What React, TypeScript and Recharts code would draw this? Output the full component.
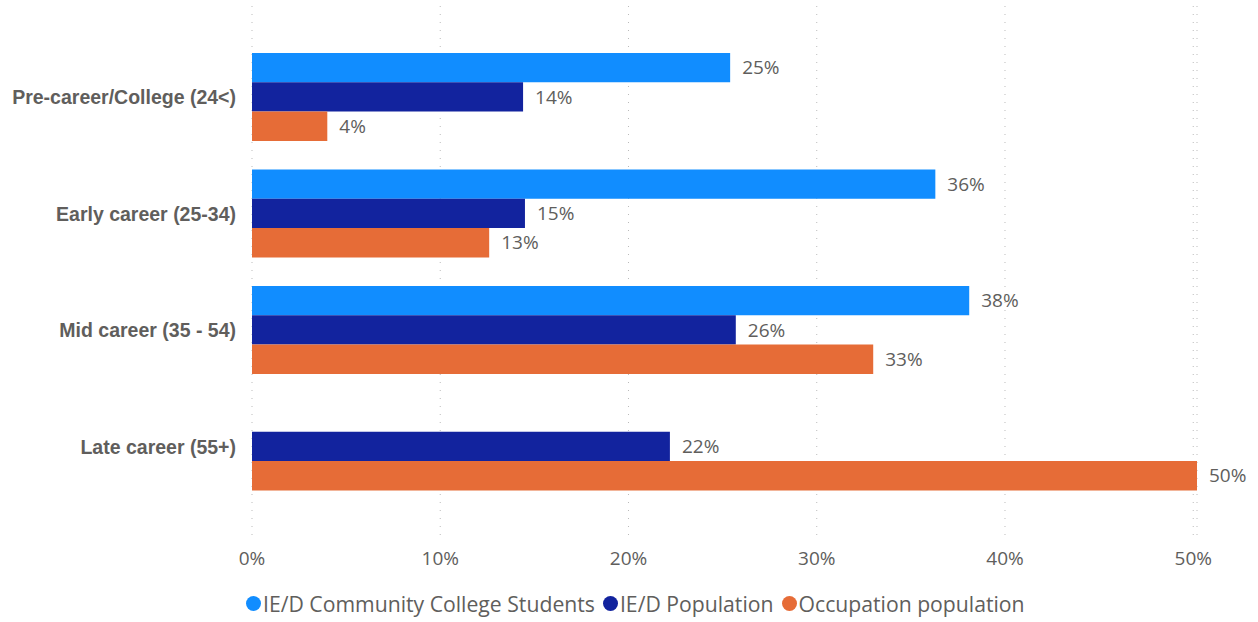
import { BarChart, Bar, XAxis, YAxis, CartesianGrid, Legend, LabelList } from "recharts";

const categories = ["Pre-career/College (24<)", "Early career (25-34)", "Mid career (35 - 54)", "Late career (55+)"];
const collegeStudents = [25.4, 36.3, 38.1, null];
const iedPopulation = [14.4, 14.5, 25.7, 22.2];
const occupationPopulation = [4.0, 12.6, 33.0, 50.2];
const xTicks = [0, 10, 20, 30, 40, 50];

const seriesNames = ["IE/D Community College Students", "IE/D Population", "Occupation population"];
const colors = ["#118DFF", "#12239E", "#E66C37"];

const data = categories.map((name, i) => ({
    name,
    college: collegeStudents[i],
    ied: iedPopulation[i],
    occupation: occupationPopulation[i],
}));

const font = "'Segoe UI', 'Open Sans', sans-serif";
const boldFont = "'Liberation Sans', Arial, sans-serif";
const textColor = "#605E5C";

const pct = (v: any) => (v == null ? "" : `${Math.round(v)}%`);

function LegendContent() {
    return (
        <div style={{ display: "flex", alignItems: "center", height: 30, paddingLeft: 246, fontFamily: font, fontSize: 21.2, color: textColor, whiteSpace: "nowrap" }}>
            {seriesNames.map((s, i) => (
                <div key={s} style={{ display: "flex", alignItems: "center", marginRight: 8 }}>
                    <span style={{ width: 15, height: 15, borderRadius: 8, background: colors[i], display: "inline-block", marginRight: 2 }} />
                    <span>{s}</span>
                </div>
            ))}
        </div>
    );
}

const labelStyle = { fill: textColor, fontSize: 19, fontFamily: font };

export default function App() {
    return (
        <div style={{ position: "absolute", left: 0, top: 0, width: 1258, height: 622, background: "#fff" }}>
            <BarChart
                width={1258}
                height={622}
                data={data}
                layout="vertical"
                margin={{ top: 6, right: 61, bottom: 4, left: 0 }}
                barSize={29.3}
                barGap={0}
            >
                <CartesianGrid horizontal={false} strokeDasharray="1 7" stroke="#bbbbbb" />
                <XAxis
                    type="number"
                    domain={[0, "dataMax"]}
                    ticks={xTicks}
                    tickFormatter={(v) => `${v}%`}
                    axisLine={false}
                    tickLine={false}
                    tickSize={0}
                    tickMargin={12}
                    height={48}
                    tick={{ fill: textColor, fontSize: 19, fontFamily: font }}
                />
                <YAxis
                    type="category"
                    dataKey="name"
                    width={252}
                    axisLine={false}
                    tickLine={false}
                    tickSize={0}
                    tickMargin={16}
                    padding={{ top: 33, bottom: 35 }}
                    tick={{ fill: textColor, fontSize: 19.5, fontWeight: "bold", fontFamily: boldFont }}
                />
                <Legend verticalAlign="bottom" wrapperStyle={{ left: 0, width: 1258 }} content={<LegendContent />} />
                <Bar dataKey="college" name={seriesNames[0]} fill={colors[0]} isAnimationActive={false}>
                    <LabelList dataKey="college" position="right" offset={12} formatter={pct} style={labelStyle} />
                </Bar>
                <Bar dataKey="ied" name={seriesNames[1]} fill={colors[1]} isAnimationActive={false}>
                    <LabelList dataKey="ied" position="right" offset={12} formatter={pct} style={labelStyle} />
                </Bar>
                <Bar dataKey="occupation" name={seriesNames[2]} fill={colors[2]} isAnimationActive={false}>
                    <LabelList dataKey="occupation" position="right" offset={12} formatter={pct} style={labelStyle} />
                </Bar>
            </BarChart>
        </div>
    );
}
- - - - -
> _GIVEN TASK_:
Reproduce the material above in full and without alteration, but skip all pictures.

> _ANSWER FOR THE TASK_:
What React, TypeScript and Recharts code would draw this? Output the full component.
import { BarChart, Bar, XAxis, YAxis, CartesianGrid, Legend, LabelList } from "recharts";

const categories = ["Pre-career/College (24<)", "Early career (25-34)", "Mid career (35 - 54)", "Late career (55+)"];
const collegeStudents = [25.4, 36.3, 38.1, null];
const iedPopulation = [14.4, 14.5, 25.7, 22.2];
const occupationPopulation = [4.0, 12.6, 33.0, 50.2];
const xTicks = [0, 10, 20, 30, 40, 50];

const seriesNames = ["IE/D Community College Students", "IE/D Population", "Occupation population"];
const colors = ["#118DFF", "#12239E", "#E66C37"];

const data = categories.map((name, i) => ({
    name,
    college: collegeStudents[i],
    ied: iedPopulation[i],
    occupation: occupationPopulation[i],
}));

const font = "'Segoe UI', 'Open Sans', sans-serif";
const boldFont = "'Liberation Sans', Arial, sans-serif";
const textColor = "#605E5C";

const pct = (v: any) => (v == null ? "" : `${Math.round(v)}%`);

function LegendContent() {
    return (
        <div style={{ display: "flex", alignItems: "center", height: 30, paddingLeft: 246, fontFamily: font, fontSize: 21.2, color: textColor, whiteSpace: "nowrap" }}>
            {seriesNames.map((s, i) => (
                <div key={s} style={{ display: "flex", alignItems: "center", marginRight: 8 }}>
                    <span style={{ width: 15, height: 15, borderRadius: 8, background: colors[i], display: "inline-block", marginRight: 2 }} />
                    <span>{s}</span>
                </div>
            ))}
        </div>
    );
}

const labelStyle = { fill: textColor, fontSize: 19, fontFamily: font };

export default function App() {
    return (
        <div style={{ position: "absolute", left: 0, top: 0, width: 1258, height: 622, background: "#fff" }}>
            <BarChart
                width={1258}
                height={622}
                data={data}
                layout="vertical"
                margin={{ top: 6, right: 61, bottom: 4, left: 0 }}
                barSize={29.3}
                barGap={0}
            >
                <CartesianGrid horizontal={false} strokeDasharray="1 7" stroke="#bbbbbb" />
                <XAxis
                    type="number"
                    domain={[0, "dataMax"]}
                    ticks={xTicks}
                    tickFormatter={(v) => `${v}%`}
                    axisLine={false}
                    tickLine={false}
                    tickSize={0}
                    tickMargin={12}
                    height={48}
                    tick={{ fill: textColor, fontSize: 19, fontFamily: font }}
                />
                <YAxis
                    type="category"
                    dataKey="name"
                    width={252}
                    axisLine={false}
                    tickLine={false}
                    tickSize={0}
                    tickMargin={16}
                    padding={{ top: 33, bottom: 35 }}
                    tick={{ fill: textColor, fontSize: 19.5, fontWeight: "bold", fontFamily: boldFont }}
                />
                <Legend verticalAlign="bottom" wrapperStyle={{ left: 0, width: 1258 }} content={<LegendContent />} />
                <Bar dataKey="college" name={seriesNames[0]} fill={colors[0]} isAnimationActive={false}>
                    <LabelList dataKey="college" position="right" offset={12} formatter={pct} style={labelStyle} />
                </Bar>
                <Bar dataKey="ied" name={seriesNames[1]} fill={colors[1]} isAnimationActive={false}>
                    <LabelList dataKey="ied" position="right" offset={12} formatter={pct} style={labelStyle} />
                </Bar>
                <Bar dataKey="occupation" name={seriesNames[2]} fill={colors[2]} isAnimationActive={false}>
                    <LabelList dataKey="occupation" position="right" offset={12} formatter={pct} style={labelStyle} />
                </Bar>
            </BarChart>
        </div>
    );
}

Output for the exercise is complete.